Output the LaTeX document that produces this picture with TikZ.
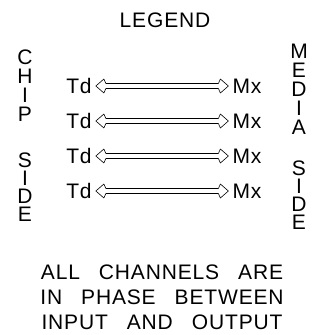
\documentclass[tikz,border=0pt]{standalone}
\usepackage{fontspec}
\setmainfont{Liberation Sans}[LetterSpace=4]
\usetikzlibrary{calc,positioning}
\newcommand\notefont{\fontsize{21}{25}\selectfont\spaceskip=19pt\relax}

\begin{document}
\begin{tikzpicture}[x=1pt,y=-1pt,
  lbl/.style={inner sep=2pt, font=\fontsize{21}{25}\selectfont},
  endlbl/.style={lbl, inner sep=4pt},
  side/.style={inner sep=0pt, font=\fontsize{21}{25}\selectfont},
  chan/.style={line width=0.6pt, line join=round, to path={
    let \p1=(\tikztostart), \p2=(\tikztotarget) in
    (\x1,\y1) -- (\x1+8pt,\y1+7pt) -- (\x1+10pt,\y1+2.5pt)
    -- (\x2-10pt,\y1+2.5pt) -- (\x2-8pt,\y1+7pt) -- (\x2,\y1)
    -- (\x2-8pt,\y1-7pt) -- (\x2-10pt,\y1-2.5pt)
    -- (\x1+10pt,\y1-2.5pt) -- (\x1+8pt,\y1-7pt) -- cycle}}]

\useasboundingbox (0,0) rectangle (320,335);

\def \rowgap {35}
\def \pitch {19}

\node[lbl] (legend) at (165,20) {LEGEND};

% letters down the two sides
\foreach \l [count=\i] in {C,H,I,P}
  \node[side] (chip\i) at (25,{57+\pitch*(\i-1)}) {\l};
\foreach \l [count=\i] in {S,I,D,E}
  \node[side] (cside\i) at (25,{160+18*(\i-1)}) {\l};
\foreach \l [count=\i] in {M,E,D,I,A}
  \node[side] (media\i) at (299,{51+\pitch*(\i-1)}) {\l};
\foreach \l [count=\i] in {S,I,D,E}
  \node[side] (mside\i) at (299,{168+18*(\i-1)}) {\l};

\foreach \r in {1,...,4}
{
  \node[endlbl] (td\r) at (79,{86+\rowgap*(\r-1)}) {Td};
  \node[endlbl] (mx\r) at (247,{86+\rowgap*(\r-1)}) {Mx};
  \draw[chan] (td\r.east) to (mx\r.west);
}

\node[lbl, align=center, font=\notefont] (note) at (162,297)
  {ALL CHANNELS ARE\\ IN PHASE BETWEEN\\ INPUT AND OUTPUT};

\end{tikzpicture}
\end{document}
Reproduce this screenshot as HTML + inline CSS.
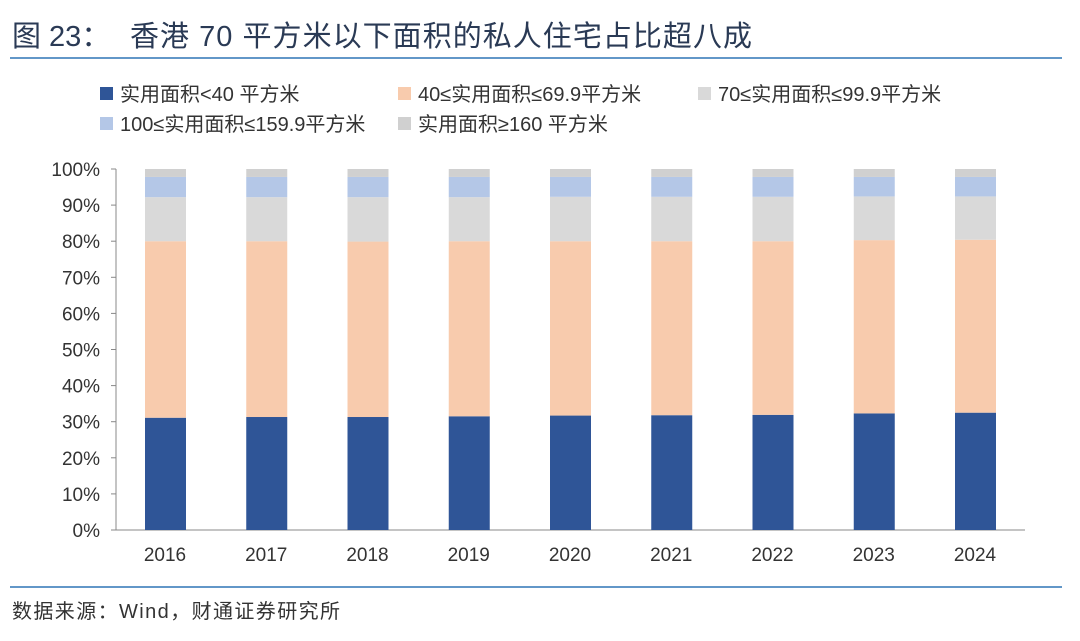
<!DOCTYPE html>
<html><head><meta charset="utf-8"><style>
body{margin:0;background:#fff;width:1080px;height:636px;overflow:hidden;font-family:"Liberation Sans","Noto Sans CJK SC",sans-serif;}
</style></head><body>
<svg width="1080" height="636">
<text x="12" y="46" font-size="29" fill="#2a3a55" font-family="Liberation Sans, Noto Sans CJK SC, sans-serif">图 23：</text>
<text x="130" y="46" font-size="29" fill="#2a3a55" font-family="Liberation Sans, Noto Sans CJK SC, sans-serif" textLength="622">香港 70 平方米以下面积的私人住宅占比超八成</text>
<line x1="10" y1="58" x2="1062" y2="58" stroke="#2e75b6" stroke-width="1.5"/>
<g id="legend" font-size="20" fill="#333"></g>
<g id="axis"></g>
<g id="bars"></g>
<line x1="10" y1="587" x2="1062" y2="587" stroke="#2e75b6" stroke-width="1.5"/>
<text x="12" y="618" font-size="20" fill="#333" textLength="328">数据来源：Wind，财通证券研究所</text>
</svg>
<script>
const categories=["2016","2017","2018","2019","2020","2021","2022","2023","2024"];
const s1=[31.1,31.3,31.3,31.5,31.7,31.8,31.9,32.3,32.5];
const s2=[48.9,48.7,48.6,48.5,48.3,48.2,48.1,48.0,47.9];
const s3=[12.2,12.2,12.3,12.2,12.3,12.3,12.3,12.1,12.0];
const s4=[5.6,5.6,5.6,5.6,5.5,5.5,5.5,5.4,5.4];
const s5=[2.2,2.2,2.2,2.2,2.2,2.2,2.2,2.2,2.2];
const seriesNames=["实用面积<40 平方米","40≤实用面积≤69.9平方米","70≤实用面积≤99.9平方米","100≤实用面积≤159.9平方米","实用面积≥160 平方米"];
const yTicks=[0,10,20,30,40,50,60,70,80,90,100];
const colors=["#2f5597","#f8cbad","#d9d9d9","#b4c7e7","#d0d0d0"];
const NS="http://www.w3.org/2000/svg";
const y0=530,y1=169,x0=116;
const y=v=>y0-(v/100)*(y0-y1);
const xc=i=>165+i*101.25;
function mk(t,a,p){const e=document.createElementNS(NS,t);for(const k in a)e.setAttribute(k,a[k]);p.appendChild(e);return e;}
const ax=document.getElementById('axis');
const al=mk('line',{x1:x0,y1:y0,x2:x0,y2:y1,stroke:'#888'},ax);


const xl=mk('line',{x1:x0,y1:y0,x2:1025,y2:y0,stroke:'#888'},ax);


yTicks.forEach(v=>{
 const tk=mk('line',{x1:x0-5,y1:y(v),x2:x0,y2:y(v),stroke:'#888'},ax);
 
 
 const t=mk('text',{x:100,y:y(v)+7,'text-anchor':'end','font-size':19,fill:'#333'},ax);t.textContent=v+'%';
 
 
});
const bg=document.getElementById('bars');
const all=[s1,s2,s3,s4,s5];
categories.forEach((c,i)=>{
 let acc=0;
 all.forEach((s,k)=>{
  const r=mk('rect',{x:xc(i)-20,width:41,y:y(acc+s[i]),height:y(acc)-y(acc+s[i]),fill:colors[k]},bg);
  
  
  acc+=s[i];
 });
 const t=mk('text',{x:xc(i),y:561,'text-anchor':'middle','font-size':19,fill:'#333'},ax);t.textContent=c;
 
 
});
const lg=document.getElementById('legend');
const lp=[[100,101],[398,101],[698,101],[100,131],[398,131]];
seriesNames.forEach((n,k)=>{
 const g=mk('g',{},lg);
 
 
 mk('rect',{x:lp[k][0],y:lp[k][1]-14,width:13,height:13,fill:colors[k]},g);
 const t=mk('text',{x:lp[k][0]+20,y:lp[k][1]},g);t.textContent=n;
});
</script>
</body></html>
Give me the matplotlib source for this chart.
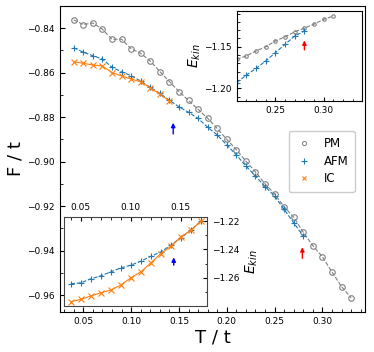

→ **GOAL**
Copy the records above exactly, leaving out every picture.

→ **EXPECTED OUTPUT**
Output the LaTeX document that produces this picture with TikZ.
\documentclass[tikz,border=0pt]{standalone}
\usepackage{fontspec}
\setmainfont{Liberation Sans}[LetterSpace=4]
\usetikzlibrary{calc,positioning}
\newcommand\notefont{\fontsize{21}{25}\selectfont\spaceskip=19pt\relax}

\begin{document}
\begin{tikzpicture}[x=1pt,y=-1pt,
  lbl/.style={inner sep=2pt, font=\fontsize{21}{25}\selectfont},
  endlbl/.style={lbl, inner sep=4pt},
  side/.style={inner sep=0pt, font=\fontsize{21}{25}\selectfont},
  chan/.style={line width=0.6pt, line join=round, to path={
    let \p1=(\tikztostart), \p2=(\tikztotarget) in
    (\x1,\y1) -- (\x1+8pt,\y1+7pt) -- (\x1+10pt,\y1+2.5pt)
    -- (\x2-10pt,\y1+2.5pt) -- (\x2-8pt,\y1+7pt) -- (\x2,\y1)
    -- (\x2-8pt,\y1-7pt) -- (\x2-10pt,\y1-2.5pt)
    -- (\x1+10pt,\y1-2.5pt) -- (\x1+8pt,\y1-7pt) -- cycle}}]

\useasboundingbox (0,0) rectangle (320,335);

\def \rowgap {35}
\def \pitch {19}

\node[lbl] (legend) at (165,20) {LEGEND};

% letters down the two sides
\foreach \l [count=\i] in {C,H,I,P}
  \node[side] (chip\i) at (25,{57+\pitch*(\i-1)}) {\l};
\foreach \l [count=\i] in {S,I,D,E}
  \node[side] (cside\i) at (25,{160+18*(\i-1)}) {\l};
\foreach \l [count=\i] in {M,E,D,I,A}
  \node[side] (media\i) at (299,{51+\pitch*(\i-1)}) {\l};
\foreach \l [count=\i] in {S,I,D,E}
  \node[side] (mside\i) at (299,{168+18*(\i-1)}) {\l};

\foreach \r in {1,...,4}
{
  \node[endlbl] (td\r) at (79,{86+\rowgap*(\r-1)}) {Td};
  \node[endlbl] (mx\r) at (247,{86+\rowgap*(\r-1)}) {Mx};
  \draw[chan] (td\r.east) to (mx\r.west);
}

\node[lbl, align=center, font=\notefont] (note) at (162,297)
  {ALL CHANNELS ARE\\ IN PHASE BETWEEN\\ INPUT AND OUTPUT};

\end{tikzpicture}
\end{document}
Reproduce this screenshot as HTML + inline CSS.
<!DOCTYPE html>
<html><head><meta charset="utf-8"><style>
body{margin:0;background:#fff;width:1080px;height:636px;overflow:hidden;font-family:"Liberation Sans","Noto Sans CJK SC",sans-serif;}
</style></head><body>
<svg width="1080" height="636">
<text x="12" y="46" font-size="29" fill="#2a3a55" font-family="Liberation Sans, Noto Sans CJK SC, sans-serif">图 23：</text>
<text x="130" y="46" font-size="29" fill="#2a3a55" font-family="Liberation Sans, Noto Sans CJK SC, sans-serif" textLength="622">香港 70 平方米以下面积的私人住宅占比超八成</text>
<line x1="10" y1="58" x2="1062" y2="58" stroke="#2e75b6" stroke-width="1.5"/>
<g id="legend" font-size="20" fill="#333"></g>
<g id="axis"></g>
<g id="bars"></g>
<line x1="10" y1="587" x2="1062" y2="587" stroke="#2e75b6" stroke-width="1.5"/>
<text x="12" y="618" font-size="20" fill="#333" textLength="328">数据来源：Wind，财通证券研究所</text>
</svg>
<script>
const categories=["2016","2017","2018","2019","2020","2021","2022","2023","2024"];
const s1=[31.1,31.3,31.3,31.5,31.7,31.8,31.9,32.3,32.5];
const s2=[48.9,48.7,48.6,48.5,48.3,48.2,48.1,48.0,47.9];
const s3=[12.2,12.2,12.3,12.2,12.3,12.3,12.3,12.1,12.0];
const s4=[5.6,5.6,5.6,5.6,5.5,5.5,5.5,5.4,5.4];
const s5=[2.2,2.2,2.2,2.2,2.2,2.2,2.2,2.2,2.2];
const seriesNames=["实用面积<40 平方米","40≤实用面积≤69.9平方米","70≤实用面积≤99.9平方米","100≤实用面积≤159.9平方米","实用面积≥160 平方米"];
const yTicks=[0,10,20,30,40,50,60,70,80,90,100];
const colors=["#2f5597","#f8cbad","#d9d9d9","#b4c7e7","#d0d0d0"];
const NS="http://www.w3.org/2000/svg";
const y0=530,y1=169,x0=116;
const y=v=>y0-(v/100)*(y0-y1);
const xc=i=>165+i*101.25;
function mk(t,a,p){const e=document.createElementNS(NS,t);for(const k in a)e.setAttribute(k,a[k]);p.appendChild(e);return e;}
const ax=document.getElementById('axis');
const al=mk('line',{x1:x0,y1:y0,x2:x0,y2:y1,stroke:'#888'},ax);


const xl=mk('line',{x1:x0,y1:y0,x2:1025,y2:y0,stroke:'#888'},ax);


yTicks.forEach(v=>{
 const tk=mk('line',{x1:x0-5,y1:y(v),x2:x0,y2:y(v),stroke:'#888'},ax);
 
 
 const t=mk('text',{x:100,y:y(v)+7,'text-anchor':'end','font-size':19,fill:'#333'},ax);t.textContent=v+'%';
 
 
});
const bg=document.getElementById('bars');
const all=[s1,s2,s3,s4,s5];
categories.forEach((c,i)=>{
 let acc=0;
 all.forEach((s,k)=>{
  const r=mk('rect',{x:xc(i)-20,width:41,y:y(acc+s[i]),height:y(acc)-y(acc+s[i]),fill:colors[k]},bg);
  
  
  acc+=s[i];
 });
 const t=mk('text',{x:xc(i),y:561,'text-anchor':'middle','font-size':19,fill:'#333'},ax);t.textContent=c;
 
 
});
const lg=document.getElementById('legend');
const lp=[[100,101],[398,101],[698,101],[100,131],[398,131]];
seriesNames.forEach((n,k)=>{
 const g=mk('g',{},lg);
 
 
 mk('rect',{x:lp[k][0],y:lp[k][1]-14,width:13,height:13,fill:colors[k]},g);
 const t=mk('text',{x:lp[k][0]+20,y:lp[k][1]},g);t.textContent=n;
});
</script>
</body></html>
Give me the matplotlib source for this chart.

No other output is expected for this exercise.